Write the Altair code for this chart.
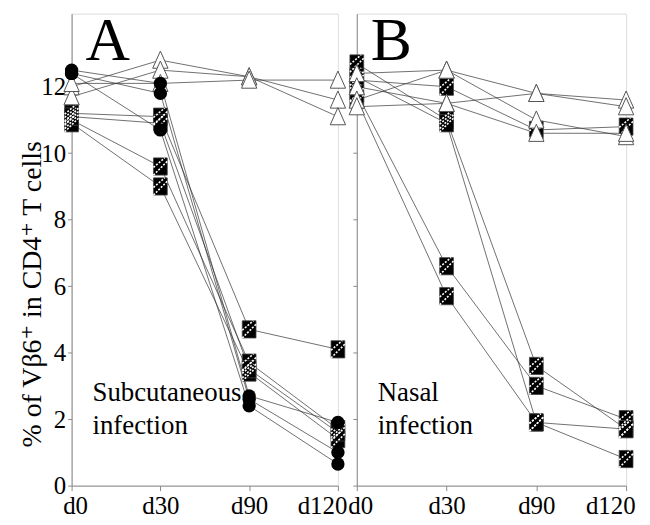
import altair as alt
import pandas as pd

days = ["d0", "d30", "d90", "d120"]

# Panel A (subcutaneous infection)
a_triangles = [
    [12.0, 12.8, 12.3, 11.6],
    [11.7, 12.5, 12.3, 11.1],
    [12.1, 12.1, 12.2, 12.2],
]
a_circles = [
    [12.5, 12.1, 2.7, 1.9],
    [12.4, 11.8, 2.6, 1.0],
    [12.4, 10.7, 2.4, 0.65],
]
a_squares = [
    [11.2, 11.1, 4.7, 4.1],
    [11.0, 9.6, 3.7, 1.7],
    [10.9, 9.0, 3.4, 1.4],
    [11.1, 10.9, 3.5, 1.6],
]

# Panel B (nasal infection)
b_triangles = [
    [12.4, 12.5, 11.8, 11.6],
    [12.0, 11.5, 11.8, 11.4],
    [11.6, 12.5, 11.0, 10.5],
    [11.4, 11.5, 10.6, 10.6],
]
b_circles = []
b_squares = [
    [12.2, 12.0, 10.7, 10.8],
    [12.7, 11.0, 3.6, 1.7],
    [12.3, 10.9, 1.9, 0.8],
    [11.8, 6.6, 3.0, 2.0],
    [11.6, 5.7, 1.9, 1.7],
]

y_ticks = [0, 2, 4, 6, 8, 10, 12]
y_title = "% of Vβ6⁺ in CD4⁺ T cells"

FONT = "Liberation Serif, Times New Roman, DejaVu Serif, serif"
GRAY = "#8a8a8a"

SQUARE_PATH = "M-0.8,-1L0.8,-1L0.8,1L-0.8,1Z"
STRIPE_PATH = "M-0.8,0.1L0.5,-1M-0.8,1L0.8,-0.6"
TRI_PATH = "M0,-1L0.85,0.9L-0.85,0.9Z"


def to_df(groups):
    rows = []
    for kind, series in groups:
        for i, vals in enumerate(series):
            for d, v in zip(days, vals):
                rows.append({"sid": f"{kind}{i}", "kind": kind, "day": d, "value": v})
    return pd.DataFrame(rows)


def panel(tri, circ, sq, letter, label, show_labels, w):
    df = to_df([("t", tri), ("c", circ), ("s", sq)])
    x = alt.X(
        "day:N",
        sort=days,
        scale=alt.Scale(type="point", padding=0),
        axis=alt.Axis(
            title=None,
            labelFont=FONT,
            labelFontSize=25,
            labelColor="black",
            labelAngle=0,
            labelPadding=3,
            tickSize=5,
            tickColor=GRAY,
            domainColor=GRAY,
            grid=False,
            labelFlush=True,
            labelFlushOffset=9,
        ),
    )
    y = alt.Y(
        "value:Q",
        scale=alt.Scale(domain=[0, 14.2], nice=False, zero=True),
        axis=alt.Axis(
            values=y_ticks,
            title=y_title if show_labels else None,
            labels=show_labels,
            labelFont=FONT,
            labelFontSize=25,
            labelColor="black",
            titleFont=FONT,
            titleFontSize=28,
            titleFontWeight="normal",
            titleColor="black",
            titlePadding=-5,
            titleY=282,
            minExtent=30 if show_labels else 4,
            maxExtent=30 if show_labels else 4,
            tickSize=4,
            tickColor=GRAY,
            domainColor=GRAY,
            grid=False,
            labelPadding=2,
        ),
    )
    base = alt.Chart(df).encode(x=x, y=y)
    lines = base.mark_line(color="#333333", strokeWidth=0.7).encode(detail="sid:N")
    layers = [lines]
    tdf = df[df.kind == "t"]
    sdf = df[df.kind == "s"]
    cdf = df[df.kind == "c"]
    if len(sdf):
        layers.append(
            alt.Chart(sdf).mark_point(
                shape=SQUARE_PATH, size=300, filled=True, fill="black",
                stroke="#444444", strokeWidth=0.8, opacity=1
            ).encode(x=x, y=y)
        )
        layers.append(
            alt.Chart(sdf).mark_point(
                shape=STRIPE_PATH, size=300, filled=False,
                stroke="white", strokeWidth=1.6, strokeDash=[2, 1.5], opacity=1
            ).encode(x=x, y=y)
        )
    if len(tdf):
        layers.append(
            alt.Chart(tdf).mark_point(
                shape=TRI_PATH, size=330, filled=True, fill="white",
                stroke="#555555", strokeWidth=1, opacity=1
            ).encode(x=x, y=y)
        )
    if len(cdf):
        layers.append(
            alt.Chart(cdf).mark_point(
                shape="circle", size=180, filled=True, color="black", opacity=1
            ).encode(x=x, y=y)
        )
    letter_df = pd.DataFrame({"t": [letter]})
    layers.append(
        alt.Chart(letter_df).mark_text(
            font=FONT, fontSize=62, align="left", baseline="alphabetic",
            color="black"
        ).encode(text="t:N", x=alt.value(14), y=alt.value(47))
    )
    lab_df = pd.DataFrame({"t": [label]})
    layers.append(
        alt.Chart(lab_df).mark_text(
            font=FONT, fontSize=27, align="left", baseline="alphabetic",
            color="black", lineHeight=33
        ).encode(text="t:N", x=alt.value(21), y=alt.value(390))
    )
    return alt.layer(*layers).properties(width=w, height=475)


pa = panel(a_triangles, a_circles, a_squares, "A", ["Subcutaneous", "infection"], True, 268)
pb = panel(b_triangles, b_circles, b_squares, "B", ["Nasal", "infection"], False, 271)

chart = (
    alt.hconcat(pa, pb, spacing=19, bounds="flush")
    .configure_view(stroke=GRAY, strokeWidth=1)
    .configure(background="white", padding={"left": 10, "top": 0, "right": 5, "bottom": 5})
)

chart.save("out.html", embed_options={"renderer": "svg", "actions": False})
----
**Problem details**
Leave the images out and output the remaining material exactly as it stands.

**Written solution**
Write the Altair code for this chart.
import altair as alt
import pandas as pd

days = ["d0", "d30", "d90", "d120"]

# Panel A (subcutaneous infection)
a_triangles = [
    [12.0, 12.8, 12.3, 11.6],
    [11.7, 12.5, 12.3, 11.1],
    [12.1, 12.1, 12.2, 12.2],
]
a_circles = [
    [12.5, 12.1, 2.7, 1.9],
    [12.4, 11.8, 2.6, 1.0],
    [12.4, 10.7, 2.4, 0.65],
]
a_squares = [
    [11.2, 11.1, 4.7, 4.1],
    [11.0, 9.6, 3.7, 1.7],
    [10.9, 9.0, 3.4, 1.4],
    [11.1, 10.9, 3.5, 1.6],
]

# Panel B (nasal infection)
b_triangles = [
    [12.4, 12.5, 11.8, 11.6],
    [12.0, 11.5, 11.8, 11.4],
    [11.6, 12.5, 11.0, 10.5],
    [11.4, 11.5, 10.6, 10.6],
]
b_circles = []
b_squares = [
    [12.2, 12.0, 10.7, 10.8],
    [12.7, 11.0, 3.6, 1.7],
    [12.3, 10.9, 1.9, 0.8],
    [11.8, 6.6, 3.0, 2.0],
    [11.6, 5.7, 1.9, 1.7],
]

y_ticks = [0, 2, 4, 6, 8, 10, 12]
y_title = "% of Vβ6⁺ in CD4⁺ T cells"

FONT = "Liberation Serif, Times New Roman, DejaVu Serif, serif"
GRAY = "#8a8a8a"

SQUARE_PATH = "M-0.8,-1L0.8,-1L0.8,1L-0.8,1Z"
STRIPE_PATH = "M-0.8,0.1L0.5,-1M-0.8,1L0.8,-0.6"
TRI_PATH = "M0,-1L0.85,0.9L-0.85,0.9Z"


def to_df(groups):
    rows = []
    for kind, series in groups:
        for i, vals in enumerate(series):
            for d, v in zip(days, vals):
                rows.append({"sid": f"{kind}{i}", "kind": kind, "day": d, "value": v})
    return pd.DataFrame(rows)


def panel(tri, circ, sq, letter, label, show_labels, w):
    df = to_df([("t", tri), ("c", circ), ("s", sq)])
    x = alt.X(
        "day:N",
        sort=days,
        scale=alt.Scale(type="point", padding=0),
        axis=alt.Axis(
            title=None,
            labelFont=FONT,
            labelFontSize=25,
            labelColor="black",
            labelAngle=0,
            labelPadding=3,
            tickSize=5,
            tickColor=GRAY,
            domainColor=GRAY,
            grid=False,
            labelFlush=True,
            labelFlushOffset=9,
        ),
    )
    y = alt.Y(
        "value:Q",
        scale=alt.Scale(domain=[0, 14.2], nice=False, zero=True),
        axis=alt.Axis(
            values=y_ticks,
            title=y_title if show_labels else None,
            labels=show_labels,
            labelFont=FONT,
            labelFontSize=25,
            labelColor="black",
            titleFont=FONT,
            titleFontSize=28,
            titleFontWeight="normal",
            titleColor="black",
            titlePadding=-5,
            titleY=282,
            minExtent=30 if show_labels else 4,
            maxExtent=30 if show_labels else 4,
            tickSize=4,
            tickColor=GRAY,
            domainColor=GRAY,
            grid=False,
            labelPadding=2,
        ),
    )
    base = alt.Chart(df).encode(x=x, y=y)
    lines = base.mark_line(color="#333333", strokeWidth=0.7).encode(detail="sid:N")
    layers = [lines]
    tdf = df[df.kind == "t"]
    sdf = df[df.kind == "s"]
    cdf = df[df.kind == "c"]
    if len(sdf):
        layers.append(
            alt.Chart(sdf).mark_point(
                shape=SQUARE_PATH, size=300, filled=True, fill="black",
                stroke="#444444", strokeWidth=0.8, opacity=1
            ).encode(x=x, y=y)
        )
        layers.append(
            alt.Chart(sdf).mark_point(
                shape=STRIPE_PATH, size=300, filled=False,
                stroke="white", strokeWidth=1.6, strokeDash=[2, 1.5], opacity=1
            ).encode(x=x, y=y)
        )
    if len(tdf):
        layers.append(
            alt.Chart(tdf).mark_point(
                shape=TRI_PATH, size=330, filled=True, fill="white",
                stroke="#555555", strokeWidth=1, opacity=1
            ).encode(x=x, y=y)
        )
    if len(cdf):
        layers.append(
            alt.Chart(cdf).mark_point(
                shape="circle", size=180, filled=True, color="black", opacity=1
            ).encode(x=x, y=y)
        )
    letter_df = pd.DataFrame({"t": [letter]})
    layers.append(
        alt.Chart(letter_df).mark_text(
            font=FONT, fontSize=62, align="left", baseline="alphabetic",
            color="black"
        ).encode(text="t:N", x=alt.value(14), y=alt.value(47))
    )
    lab_df = pd.DataFrame({"t": [label]})
    layers.append(
        alt.Chart(lab_df).mark_text(
            font=FONT, fontSize=27, align="left", baseline="alphabetic",
            color="black", lineHeight=33
        ).encode(text="t:N", x=alt.value(21), y=alt.value(390))
    )
    return alt.layer(*layers).properties(width=w, height=475)


pa = panel(a_triangles, a_circles, a_squares, "A", ["Subcutaneous", "infection"], True, 268)
pb = panel(b_triangles, b_circles, b_squares, "B", ["Nasal", "infection"], False, 271)

chart = (
    alt.hconcat(pa, pb, spacing=19, bounds="flush")
    .configure_view(stroke=GRAY, strokeWidth=1)
    .configure(background="white", padding={"left": 10, "top": 0, "right": 5, "bottom": 5})
)

chart.save("out.html", embed_options={"renderer": "svg", "actions": False})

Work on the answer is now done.